20 February 2010

Planning Kingston's future

This month's Kingston upon Thames Society meeting addressed it's core remit, town planning, with a presentation by Andrew Lynch, Planning Manager at the Council.

He was supported by an architect who has been working on some of the new strategy documents. And there are a lot of documents!

One of the more interesting ones is the Borough Charter Study which breaks the whole Borough into a number of areas that have a distinct characteristic, such as the Victorian houses north of the railway line, the Tudor estate in North Kingston and the modern development that I live in.

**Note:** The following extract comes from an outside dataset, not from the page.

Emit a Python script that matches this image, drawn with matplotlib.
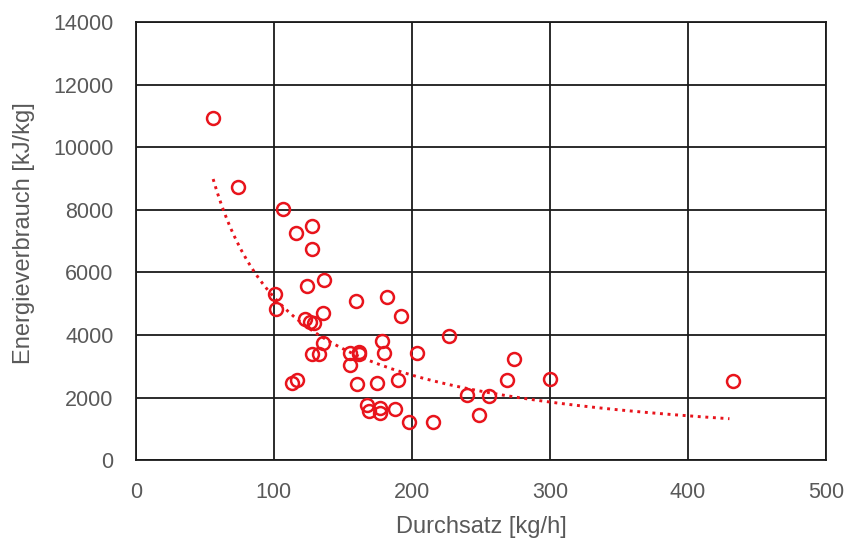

Each area is then assessed in terms of the amount of work need to maintain or repair that characteristics. One of the good things to come out of this is that it provides the evidence and impetus for the drive to improve places like the market square. Less good is the niggling feeling that it could also be used to preserve things as they are now rather than letting them evolve. We'll see.

We were also shown some of the Borough's development centres, i.e. large areas where they want to combine multiple developments by multiple owners to rejuvenate and revitalise them.

The picture shows the area around the Hogsmill river as it flows from Berrylands towards Kingston. A lot of this is Metropolitan Open Land but there is scope to improve the recreational facilities and possibly even to build a new primary school (Kingston needs several).

The story having started well then rather fell away at that point. The Council is feeling the pain of budget cuts and has lost some planners and while the policy team seems well staffed in terms of numbers almost all of them are very young and so lack the experience of simply living in different areas for long enough to understand what makes them work.

The Q&A session that ended the evening got me as wound up as usual! The interesting and broad ranging debate on the overall approach suddenly descended in to a diatribe on the things that some KSoc members don't like but do like reminding us all about. So we had questions and comments on the Tolworth barrier, garden grabbing and views of the church. Yawn.

The meeting may have ended in something of a farce but it had started well and the presentation by the Council officers was well worth hearing so, overall, this was a good meeting and was exactly the sort of thing that I go to these meetings for.